When you are on your test drive, the salesperson will, in all likelihood, explaining features and possibly trying to guide you towards a different model that may be a bit more expensive.

Car Dealer parody from You Tube

Image via YouTube

You will need thinking time as you try to stay focused, so What Car? suggest that you bring another adult to keep the salesman chatting so you don't feel like you're being watched. They will also be able to offer a passenger perspective too; your adult will also be able to comment on the car from a passenger's point of view. In fact, it is often a good idea to take anyone else who is likely to be driving the car (wife, husband, partner etc.) so that they can see how it drives, and maybe even the kids to see how they 'fit' in the car and maybe enjoy the benefits of it too.

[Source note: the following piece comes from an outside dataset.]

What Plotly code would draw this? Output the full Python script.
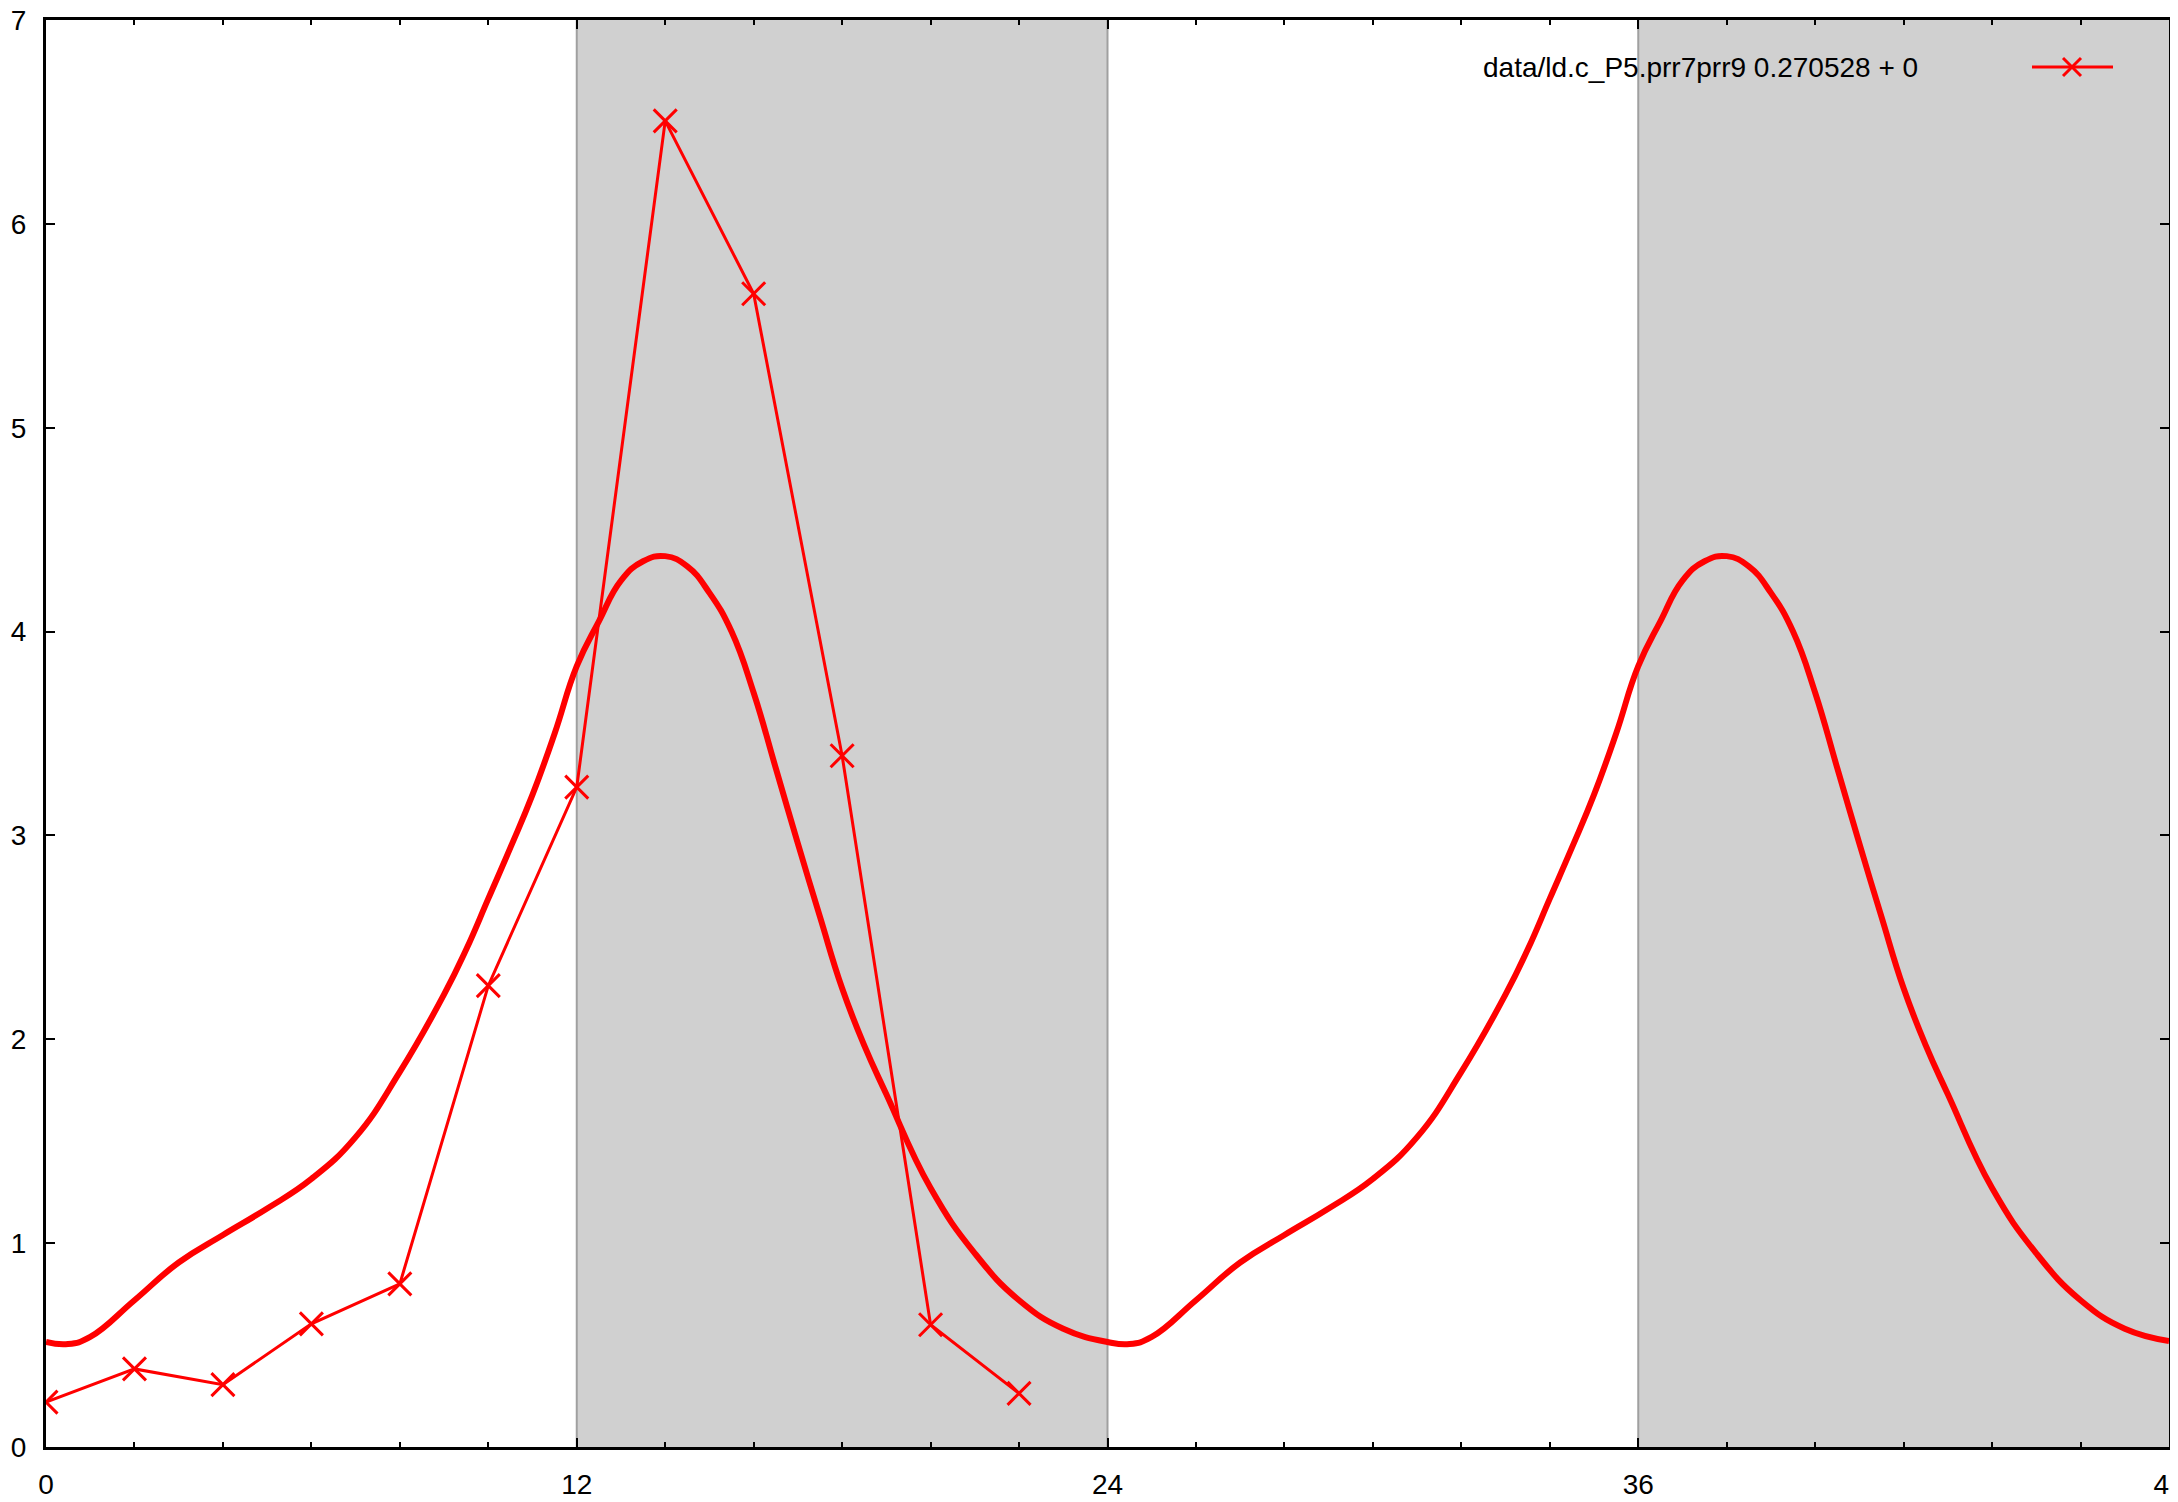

Both of these will undoubtedly point out anything they don't like - some in a more blunt manner than others!

It is also a good idea to try and test drive around an area you know to enable you to concentrate on the car and its performance, rather than trying to find your way  around streets and roads that are a mystery to you.

The AA suggest that you take your time driving around, even if you have the salesperson breathing down your neck, and to also try and use the car on roads that you would usually use. After all, there is no real point testing the car in the city environment if you spend all your time on motorways, and vice-versa.

Test Driving an Electric Car

Green, Hybrid and Electric cars are on the rise, and if you are looking at getting one, such as the Nissan Leaf, BMW i8, Tesla Model S or Mitsubishi Outlander PHEV, there are two other considerations you need to look at, having already been satisfied when it comes to fuel economy. This is range and recharging time.

Obviously hybrid cars offer the best of both worlds, including battery regeneration, but in order to truly test a battery/electric car, the AA suggest that you really need to borrow one to test drive it over a day or two.  This is so you can:

  • Check the range expectations. The last thing you want is to be walking home the last few miles if the car doesn't live up to the promised range, so check to see if you can get there and back on a normal day's journey.
  • Check charging capabilities. Are you able to charge the car at work (or nearby?) Will there be enough charge to do whatever you do in the evenings if required? How often do you need to charge, and how long does it take? How long does a fast charge take and how much does it actually charge it?
  • Check Charging options. Can you charge it at home without trailing a long extension through the kitchen window? Are there any public charging stations nearby that you could use?
  • Drive as you intend to drive normally, including taking passengers, and make sure that you use all electric technology in the car (such as radio, Bluetooth etc) to see how much the actual battery use is, allowing for shortening battery life as it ages.

As Car Buyer state in their test drive guide, remember at all times that you are the one in control, and that the salesperson is just that: a person trying to sell the car to you. Don't feel under pressure to rush the test drive, explaining to the seller that you want to fully assess the car before making a decision.

Stay level-headed at all times, and make sure that you sleep on your decision. Don't rush into anything and don't feel pressurised. Asking for time to think, and even a second test drive at a later date is perfectly acceptable. After all: "It's often said that buying a car should be a pleasurable experience, but that's only partly true: test driving and choosing the car should be an objective process. Taking possession of and driving away in the right car is the pleasurable bit, and conducting a thorough test drive should help ensure you make the correct choice."